The key statement Decker makes is this:
"Tarot divination, as we know it today did not emerge until the 1700s. It was first mentioned by a Parisian fortuneteller Etteilla. . . But how had the cards acquired their key meanings? I will eventually discuss the exiguous evidence for a lost system extracted from the Jewish cabala." p.3, Decker, Esoteric Tarot, 2013, Quest.
So he goes through the whole usual (to us) rigamarole with Iamblichus, Neo-Platonism/Neo-Pythagoreanism, Ficino, Malinus, the Picatrix, Agrippa, (he seems to skip ibn Ezra), yadda-yadda-yadda, Pratesi 1750, the mad Etteilla, and so on. He talks about the TdM.
He's been hanging out with Robert Place for about the last decade apparently - the book has a strong The Tarot feel. I'd say more Place than Huson.
It's just stunning to consider his journey from DDD (Wicked Pack) to the Zohar. That's a lot of bridges for a scholar to cross. He does it mostly as an art historian, relying on images, motifs and common symbols of the time to try to build attributions & a provenance.

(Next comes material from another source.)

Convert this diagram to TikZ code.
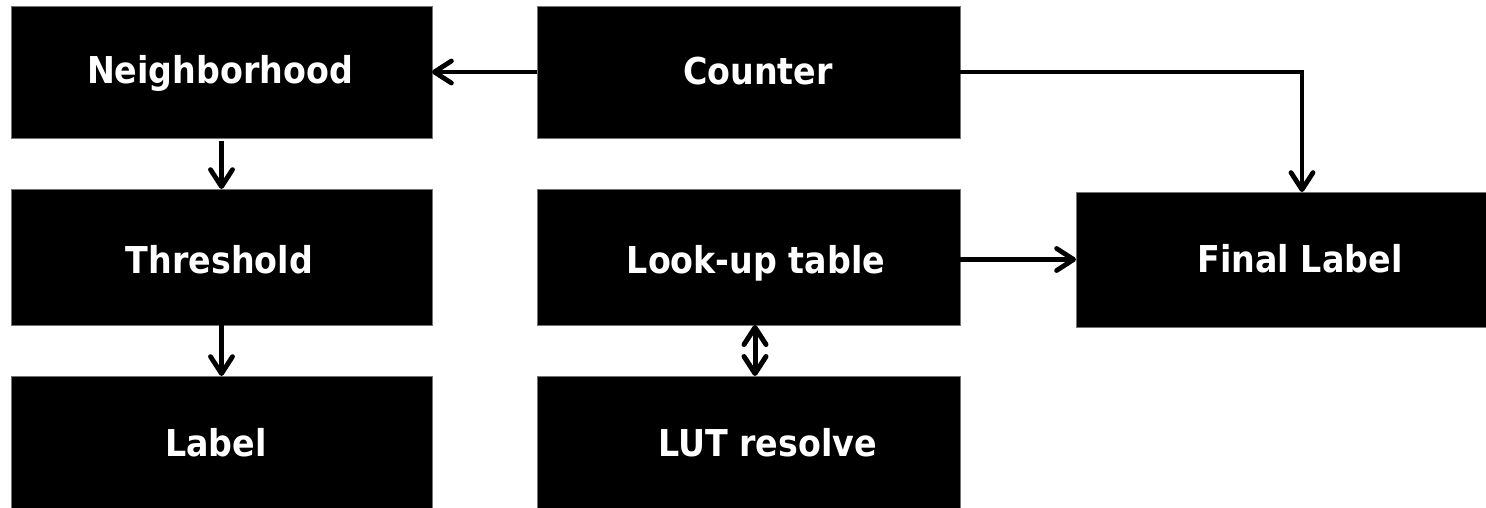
\documentclass[tikz,border=0pt]{standalone}
\usepackage{fontspec}
\setmainfont[FakeStretch=0.9]{DejaVu Sans}
\usetikzlibrary{arrows.meta}
\tikzset{
  barb/.tip={Straight Barb[length=17pt,width=22pt,round]},
  box/.style 2 args={fill=black, draw=black!55, line width=0.8pt,
    inner sep=0pt, outer sep=0pt, minimum width=#1, minimum height=#2},
  txt/.style={text=white, inner sep=0pt, anchor=base,
    font=\fontsize{37}{40}\selectfont\bfseries},
  arr/.style={-barb, line width=4.8pt},
  dbl/.style={barb-barb, line width=5pt},
}
\begin{document}
\begin{tikzpicture}[x=1pt,y=-1pt]
  \useasboundingbox (0,0) rectangle (1486,507);
  \fill[white] (0,0) rectangle (1486,507);
  \clip (0,0) rectangle (1486,507);

  % blocks
  \node[box={421pt}{132pt}] (neigh)  at (221.5,72)   {};
  \node[box={423pt}{132pt}] (counter) at (748.5,72)  {};
  \node[box={421pt}{136pt}] (thresh) at (221.5,257)  {};
  \node[box={423pt}{136pt}] (lookup) at (748.5,257)  {};
  \node[box={424pt}{135pt}] (final)  at (1288,259.5) {};
  \node[box={421pt}{136pt}] (label)  at (221.5,444)  {};
  \node[box={423pt}{136pt}] (lutres) at (748.5,444)  {};

  % block captions
  \node[txt] (neigh-t)   at (220,83.5)  {Neighborhood};
  \node[txt] (counter-t) at (758,84.5)  {Counter};
  \node[txt] (thresh-t)  at (219.5,273) {Threshold};
  \node[txt] (lookup-t)  at (756,273)   {Look-up table};
  \node[txt] (final-t)   at (1300,272.5){Final Label};
  \node[txt] (label-t)   at (216,456)   {Label};
  \node[txt] (lutres-t)  at (767.5,456) {LUT resolve};

  % connectors
  \draw[arr] (counter) -- (neigh);
  \draw[arr, shorten <=3pt] (neigh) -- (thresh);
  \draw[arr] (thresh) -- (label);
  \draw[arr] (lookup.east |- final.west) -- (final.west);
  \draw[arr] (counter.east) -| ([xshift=14pt]final.north);
  \draw[dbl] ([xshift=6.5pt]lookup.south) -- ([xshift=6.5pt]lutres.north);
\end{tikzpicture}
\end{document}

The question is: what is the re-discovery?!?!? So far I'm not finding anything we haven't been talking about off and on right here since in the History Forum, what? 2005????? It's like he came over here and was HYP-no-tiiiized by the blueberry.
(rofl)
My issue with this I guess is the cards themselves as manufactured material objects. So, ok, Ficino & his merry band of scholars were into this stuff, but so what? How does that get to the cards in common use?
Are you really going to tell me that the brutal condottiero, whose fave past time was declaring folks traitors & chopping them into bits before running off to assassinate the family-member-of-the-week, suddenly decided his tween-age bride had to have a golden pack of hand-painted cards that communicated to her the magical depths of angelic sigils and the Macropropus? Because that's every girl's dream on her wedding day!
Or the drunken apprentice cardmakers of France, slap-stencilling cheap packs as fast as they could to beat the Germans out of card manufacturing, often stopped to reflect on the sacred geometry of Pythagoras and its relation to the Picatrix?
I'm jes' saying. . .
I think it's a controversial book.
Will search the index for more Baked Goods.